What is needed: Transcribe the data in full and exactly, omitting any pictures.
****
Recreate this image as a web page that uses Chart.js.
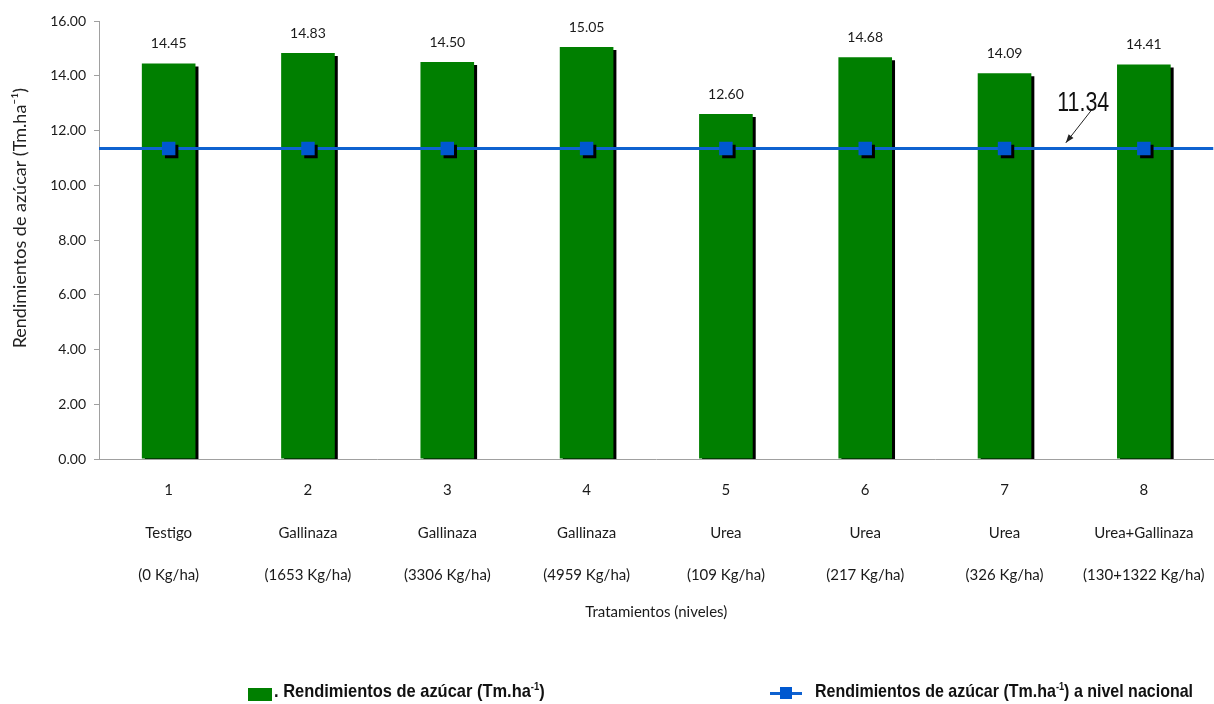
<!DOCTYPE html>
<html>
<head>
<meta charset="utf-8">
<script src="https://cdn.jsdelivr.net/npm/chart.js@4/dist/chart.umd.min.js"></script>
<style>
    html, body { margin: 0; padding: 0; overflow: hidden; background: #fff; }
    #chart { position: absolute; left: 0; top: 0; }
    .legend { position: absolute; top: 680px; font-family: "Liberation Sans", Arial, sans-serif; font-weight: bold; font-size: 19px; color: #111; white-space: nowrap; transform-origin: 0 0; }
    .legend sup { font-size: 11px; }
    .box { position: absolute; left: 248px; top: 688px; width: 24px; height: 13px; background: #007f00; }
    .ln { position: absolute; left: 770px; top: 692px; width: 32px; height: 3px; background: #0f62d0; }
    .sq { position: absolute; left: 780px; top: 687px; width: 12px; height: 12px; background: #0058d0; }
</style>
</head>
<body>
<canvas id="chart" width="1223" height="704"></canvas>
<div class="box"></div>
<div class="legend" id="leg1" style="left:274px">. Rendimientos de azúcar (Tm.ha<sup>-1</sup>)</div>
<div class="ln"></div>
<div class="sq"></div>
<div class="legend" id="leg2" style="left:815px">Rendimientos de azúcar (Tm.ha<sup>-1</sup>) a nivel nacional</div>
<script>
// data
const numeros = ['1', '2', '3', '4', '5', '6', '7', '8'];
const tratamientos = ['Testigo', 'Gallinaza', 'Gallinaza', 'Gallinaza', 'Urea', 'Urea', 'Urea', 'Urea+Gallinaza'];
const dosis = ['(0 Kg/ha)', '(1653 Kg/ha)', '(3306 Kg/ha)', '(4959 Kg/ha)', '(109 Kg/ha)', '(217 Kg/ha)', '(326 Kg/ha)', '(130+1322 Kg/ha)'];
const rendimientos = [14.45, 14.83, 14.50, 15.05, 12.60, 14.68, 14.09, 14.41];
const nacional = [11.34, 11.34, 11.34, 11.34, 11.34, 11.34, 11.34, 11.34];
const yTicks = [0, 2, 4, 6, 8, 10, 12, 14, 16];

const labels = numeros.map((n, i) => [n, tratamientos[i], dosis[i]]);

// squeeze the legend texts to the narrow look of the original
function squeeze(id, w) {
    const el = document.getElementById(id);
    el.style.transform = 'scaleX(' + (w / el.offsetWidth) + ')';
}
squeeze('leg1', 271);
squeeze('leg2', 378);

// black drop shadow behind bars and markers
const shadowPlugin = {
    id: 'shadow',
    beforeDatasetDraw(chart, args) {
        if (!chart.data.datasets[args.index].shadow) return;
        const ctx = chart.ctx;
        ctx.save();
        ctx.shadowColor = '#000';
        ctx.shadowOffsetX = 3;
        ctx.shadowOffsetY = 3;
        ctx.shadowBlur = 0;
    },
    afterDatasetDraw(chart, args) {
        if (!chart.data.datasets[args.index].shadow) return;
        chart.ctx.restore();
    }
};

// value labels, y title and the 11.34 callout
const labelPlugin = {
    id: 'labels',
    afterDatasetsDraw(chart) {
        const ctx = chart.ctx;
        const meta = chart.getDatasetMeta(2);
        const x = chart.scales.x, y = chart.scales.y;
        ctx.save();
        ctx.fillStyle = '#1a1a1a';
        ctx.font = '14px Lato';
        ctx.textAlign = 'center';
        ctx.textBaseline = 'middle';
        meta.data.forEach((bar, i) => {
            ctx.fillText(rendimientos[i].toFixed(2), bar.x, bar.y - 20);
        });

        // y axis title
        ctx.save();
        ctx.translate(20, y.getPixelForValue(8.8));
        ctx.rotate(-Math.PI / 2);
        ctx.font = '18px Lato';
        ctx.fillStyle = '#222';
        ctx.fillText('Rendimientos de azúcar (Tm.ha⁻¹)', 0, 0);
        ctx.restore();

        // callout
        const txt = nacional[7].toFixed(2);
        ctx.save();
        ctx.font = '28px "Liberation Sans", Arial, sans-serif';
        const sx = 52 / ctx.measureText(txt).width;
        ctx.translate(x.getPixelForValue(6.565), y.getPixelForValue(13.0));
        ctx.scale(sx, 1);
        ctx.fillStyle = '#111';
        ctx.fillText(txt, 0, 0);
        ctx.restore();

        // arrow
        const x1 = x.getPixelForValue(6.625), y1 = y.getPixelForValue(12.75);
        const x2 = x.getPixelForValue(6.44), y2 = y.getPixelForValue(11.55);
        ctx.strokeStyle = '#222';
        ctx.fillStyle = '#222';
        ctx.lineWidth = 1;
        ctx.beginPath();
        ctx.moveTo(x1, y1);
        ctx.lineTo(x2, y2);
        ctx.stroke();
        const a = Math.atan2(y2 - y1, x2 - x1);
        ctx.beginPath();
        ctx.moveTo(x2, y2);
        ctx.lineTo(x2 - 9 * Math.cos(a - 0.35), y2 - 9 * Math.sin(a - 0.35));
        ctx.lineTo(x2 - 9 * Math.cos(a + 0.35), y2 - 9 * Math.sin(a + 0.35));
        ctx.closePath();
        ctx.fill();
        ctx.restore();
    }
};

const ctx = document.getElementById('chart').getContext('2d');
new Chart(ctx, {
    type: 'bar',
    data: {
        labels: labels,
        datasets: [
            {
                type: 'line',
                label: 'marcadores',
                data: nacional,
                showLine: false,
                pointStyle: 'rect',
                pointRadius: 9.5,
                pointHoverRadius: 9.5,
                pointBackgroundColor: '#0058d0',
                pointBorderWidth: 0,
                shadow: true
            },
            {
                type: 'line',
                label: 'Rendimientos de azúcar (Tm.ha-1) a nivel nacional',
                data: [{ x: 0, y: nacional[0] }, { x: 1, y: nacional[7] }],
                xAxisID: 'x2',
                borderColor: '#0f62d0',
                borderWidth: 3,
                pointRadius: 0
            },
            {
                type: 'bar',
                label: '. Rendimientos de azúcar (Tm.ha-1)',
                data: rendimientos,
                backgroundColor: '#007f00',
                borderWidth: 0,
                grouped: false,
                barPercentage: 0.385,
                categoryPercentage: 1.0,
                shadow: true
            }
        ]
    },
    options: {
        responsive: false,
        animation: false,
        layout: { padding: { top: 21, bottom: 83, left: 0, right: 0 } },
        plugins: {
            legend: { display: false },
            tooltip: { enabled: false }
        },
        scales: {
            x: {
                type: 'category',
                offset: true,
                grid: { display: false, drawTicks: false },
                border: { color: '#a0a0a0', width: 1 },
                ticks: {
                    autoSkip: false,
                    maxRotation: 0,
                    padding: 10,
                    color: '#1a1a1a',
                    font: { family: 'Lato', size: 15, lineHeight: 2.83 }
                },
                title: {
                    display: true,
                    text: 'Tratamientos (niveles)',
                    color: '#1a1a1a',
                    font: { family: 'Lato', size: 15 },
                    padding: 0
                },
                afterFit: s => { s.height = 162; }
            },
            x2: { type: 'linear', min: 0, max: 1, offset: false, display: false },
            y: {
                min: yTicks[0],
                max: yTicks[yTicks.length - 1],
                afterBuildTicks: s => { s.ticks = yTicks.map(v => ({ value: v })); },
                grid: { drawOnChartArea: false, drawTicks: true, tickLength: 5, color: '#a0a0a0' },
                border: { color: '#a0a0a0', width: 1 },
                ticks: {
                    padding: 8,
                    color: '#1a1a1a',
                    font: { family: 'Lato', size: 14 },
                    callback: v => v.toFixed(2)
                },
                afterFit: s => { s.width = 99; }
            }
        }
    },
    plugins: [shadowPlugin, labelPlugin]
});
</script>
</body>
</html>
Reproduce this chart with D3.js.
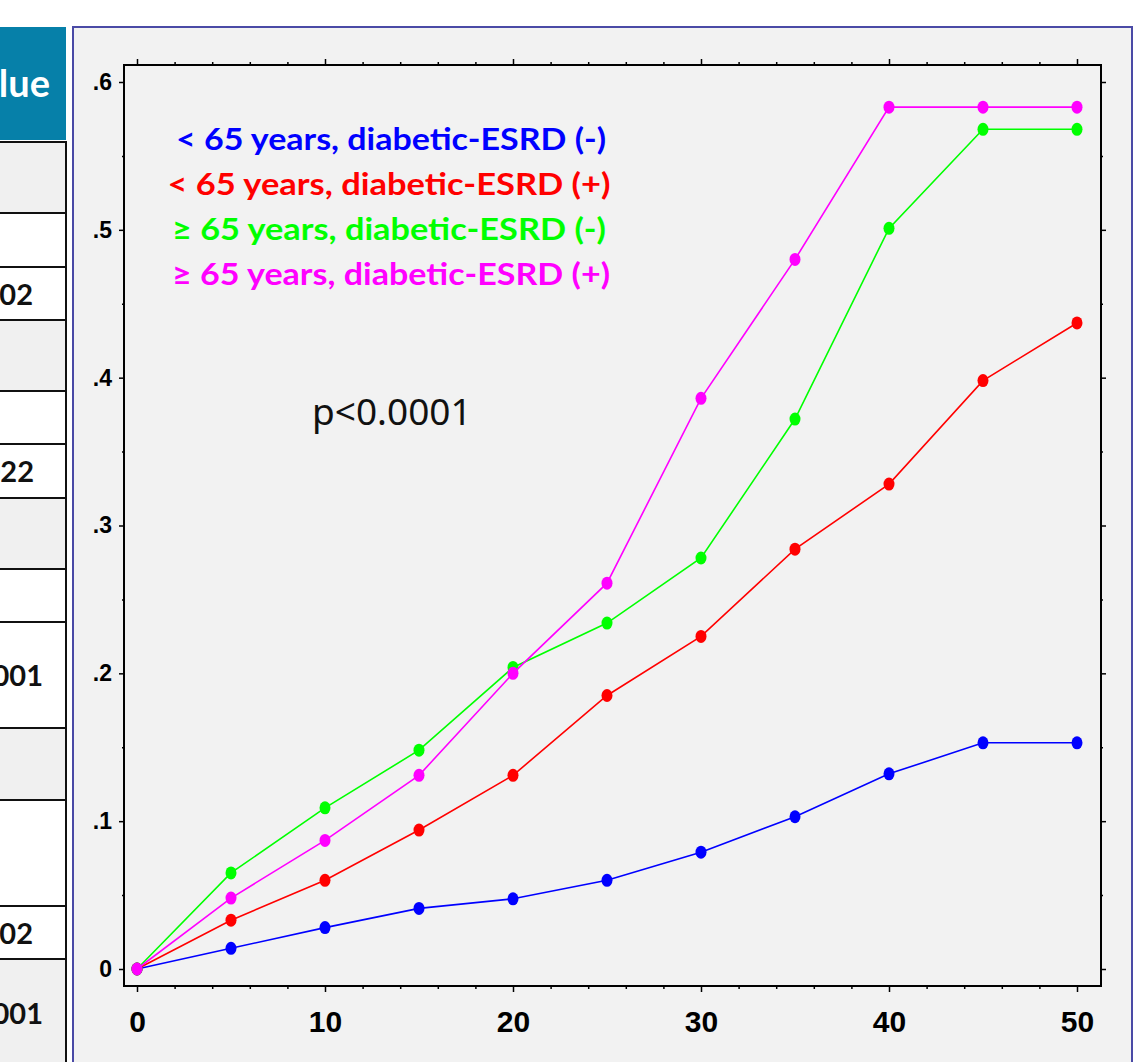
****
Solution to the problem:
Recreate this image as a web page that uses Chart.js.
<!DOCTYPE html>
<html>
<head>
<meta charset="utf-8">
<script src="https://cdn.jsdelivr.net/npm/chart.js@4/dist/chart.umd.min.js"></script>
<style>
    html, body { margin: 0; padding: 0; overflow: hidden; background: #fff; }
    #chart { position: absolute; left: 0; top: 0; }
    .legend { position: absolute; top: 680px; font-family: "Liberation Sans", Arial, sans-serif; font-weight: bold; font-size: 19px; color: #111; white-space: nowrap; transform-origin: 0 0; }
    .legend sup { font-size: 11px; }
    .box { position: absolute; left: 248px; top: 688px; width: 24px; height: 13px; background: #007f00; }
    .ln { position: absolute; left: 770px; top: 692px; width: 32px; height: 3px; background: #0f62d0; }
    .sq { position: absolute; left: 780px; top: 687px; width: 12px; height: 12px; background: #0058d0; }
</style>
</head>
<body>
<canvas id="chart" width="1223" height="704"></canvas>
<div class="box"></div>
<div class="legend" id="leg1" style="left:274px">. Rendimientos de azúcar (Tm.ha<sup>-1</sup>)</div>
<div class="ln"></div>
<div class="sq"></div>
<div class="legend" id="leg2" style="left:815px">Rendimientos de azúcar (Tm.ha<sup>-1</sup>) a nivel nacional</div>
<script>
// data
const numeros = ['1', '2', '3', '4', '5', '6', '7', '8'];
const tratamientos = ['Testigo', 'Gallinaza', 'Gallinaza', 'Gallinaza', 'Urea', 'Urea', 'Urea', 'Urea+Gallinaza'];
const dosis = ['(0 Kg/ha)', '(1653 Kg/ha)', '(3306 Kg/ha)', '(4959 Kg/ha)', '(109 Kg/ha)', '(217 Kg/ha)', '(326 Kg/ha)', '(130+1322 Kg/ha)'];
const rendimientos = [14.45, 14.83, 14.50, 15.05, 12.60, 14.68, 14.09, 14.41];
const nacional = [11.34, 11.34, 11.34, 11.34, 11.34, 11.34, 11.34, 11.34];
const yTicks = [0, 2, 4, 6, 8, 10, 12, 14, 16];

const labels = numeros.map((n, i) => [n, tratamientos[i], dosis[i]]);

// squeeze the legend texts to the narrow look of the original
function squeeze(id, w) {
    const el = document.getElementById(id);
    el.style.transform = 'scaleX(' + (w / el.offsetWidth) + ')';
}
squeeze('leg1', 271);
squeeze('leg2', 378);

// black drop shadow behind bars and markers
const shadowPlugin = {
    id: 'shadow',
    beforeDatasetDraw(chart, args) {
        if (!chart.data.datasets[args.index].shadow) return;
        const ctx = chart.ctx;
        ctx.save();
        ctx.shadowColor = '#000';
        ctx.shadowOffsetX = 3;
        ctx.shadowOffsetY = 3;
        ctx.shadowBlur = 0;
    },
    afterDatasetDraw(chart, args) {
        if (!chart.data.datasets[args.index].shadow) return;
        chart.ctx.restore();
    }
};

// value labels, y title and the 11.34 callout
const labelPlugin = {
    id: 'labels',
    afterDatasetsDraw(chart) {
        const ctx = chart.ctx;
        const meta = chart.getDatasetMeta(2);
        const x = chart.scales.x, y = chart.scales.y;
        ctx.save();
        ctx.fillStyle = '#1a1a1a';
        ctx.font = '14px Lato';
        ctx.textAlign = 'center';
        ctx.textBaseline = 'middle';
        meta.data.forEach((bar, i) => {
            ctx.fillText(rendimientos[i].toFixed(2), bar.x, bar.y - 20);
        });

        // y axis title
        ctx.save();
        ctx.translate(20, y.getPixelForValue(8.8));
        ctx.rotate(-Math.PI / 2);
        ctx.font = '18px Lato';
        ctx.fillStyle = '#222';
        ctx.fillText('Rendimientos de azúcar (Tm.ha⁻¹)', 0, 0);
        ctx.restore();

        // callout
        const txt = nacional[7].toFixed(2);
        ctx.save();
        ctx.font = '28px "Liberation Sans", Arial, sans-serif';
        const sx = 52 / ctx.measureText(txt).width;
        ctx.translate(x.getPixelForValue(6.565), y.getPixelForValue(13.0));
        ctx.scale(sx, 1);
        ctx.fillStyle = '#111';
        ctx.fillText(txt, 0, 0);
        ctx.restore();

        // arrow
        const x1 = x.getPixelForValue(6.625), y1 = y.getPixelForValue(12.75);
        const x2 = x.getPixelForValue(6.44), y2 = y.getPixelForValue(11.55);
        ctx.strokeStyle = '#222';
        ctx.fillStyle = '#222';
        ctx.lineWidth = 1;
        ctx.beginPath();
        ctx.moveTo(x1, y1);
        ctx.lineTo(x2, y2);
        ctx.stroke();
        const a = Math.atan2(y2 - y1, x2 - x1);
        ctx.beginPath();
        ctx.moveTo(x2, y2);
        ctx.lineTo(x2 - 9 * Math.cos(a - 0.35), y2 - 9 * Math.sin(a - 0.35));
        ctx.lineTo(x2 - 9 * Math.cos(a + 0.35), y2 - 9 * Math.sin(a + 0.35));
        ctx.closePath();
        ctx.fill();
        ctx.restore();
    }
};

const ctx = document.getElementById('chart').getContext('2d');
new Chart(ctx, {
    type: 'bar',
    data: {
        labels: labels,
        datasets: [
            {
                type: 'line',
                label: 'marcadores',
                data: nacional,
                showLine: false,
                pointStyle: 'rect',
                pointRadius: 9.5,
                pointHoverRadius: 9.5,
                pointBackgroundColor: '#0058d0',
                pointBorderWidth: 0,
                shadow: true
            },
            {
                type: 'line',
                label: 'Rendimientos de azúcar (Tm.ha-1) a nivel nacional',
                data: [{ x: 0, y: nacional[0] }, { x: 1, y: nacional[7] }],
                xAxisID: 'x2',
                borderColor: '#0f62d0',
                borderWidth: 3,
                pointRadius: 0
            },
            {
                type: 'bar',
                label: '. Rendimientos de azúcar (Tm.ha-1)',
                data: rendimientos,
                backgroundColor: '#007f00',
                borderWidth: 0,
                grouped: false,
                barPercentage: 0.385,
                categoryPercentage: 1.0,
                shadow: true
            }
        ]
    },
    options: {
        responsive: false,
        animation: false,
        layout: { padding: { top: 21, bottom: 83, left: 0, right: 0 } },
        plugins: {
            legend: { display: false },
            tooltip: { enabled: false }
        },
        scales: {
            x: {
                type: 'category',
                offset: true,
                grid: { display: false, drawTicks: false },
                border: { color: '#a0a0a0', width: 1 },
                ticks: {
                    autoSkip: false,
                    maxRotation: 0,
                    padding: 10,
                    color: '#1a1a1a',
                    font: { family: 'Lato', size: 15, lineHeight: 2.83 }
                },
                title: {
                    display: true,
                    text: 'Tratamientos (niveles)',
                    color: '#1a1a1a',
                    font: { family: 'Lato', size: 15 },
                    padding: 0
                },
                afterFit: s => { s.height = 162; }
            },
            x2: { type: 'linear', min: 0, max: 1, offset: false, display: false },
            y: {
                min: yTicks[0],
                max: yTicks[yTicks.length - 1],
                afterBuildTicks: s => { s.ticks = yTicks.map(v => ({ value: v })); },
                grid: { drawOnChartArea: false, drawTicks: true, tickLength: 5, color: '#a0a0a0' },
                border: { color: '#a0a0a0', width: 1 },
                ticks: {
                    padding: 8,
                    color: '#1a1a1a',
                    font: { family: 'Lato', size: 14 },
                    callback: v => v.toFixed(2)
                },
                afterFit: s => { s.width = 99; }
            }
        }
    },
    plugins: [shadowPlugin, labelPlugin]
});
</script>
</body>
</html>
Reproduce this chart with D3.js.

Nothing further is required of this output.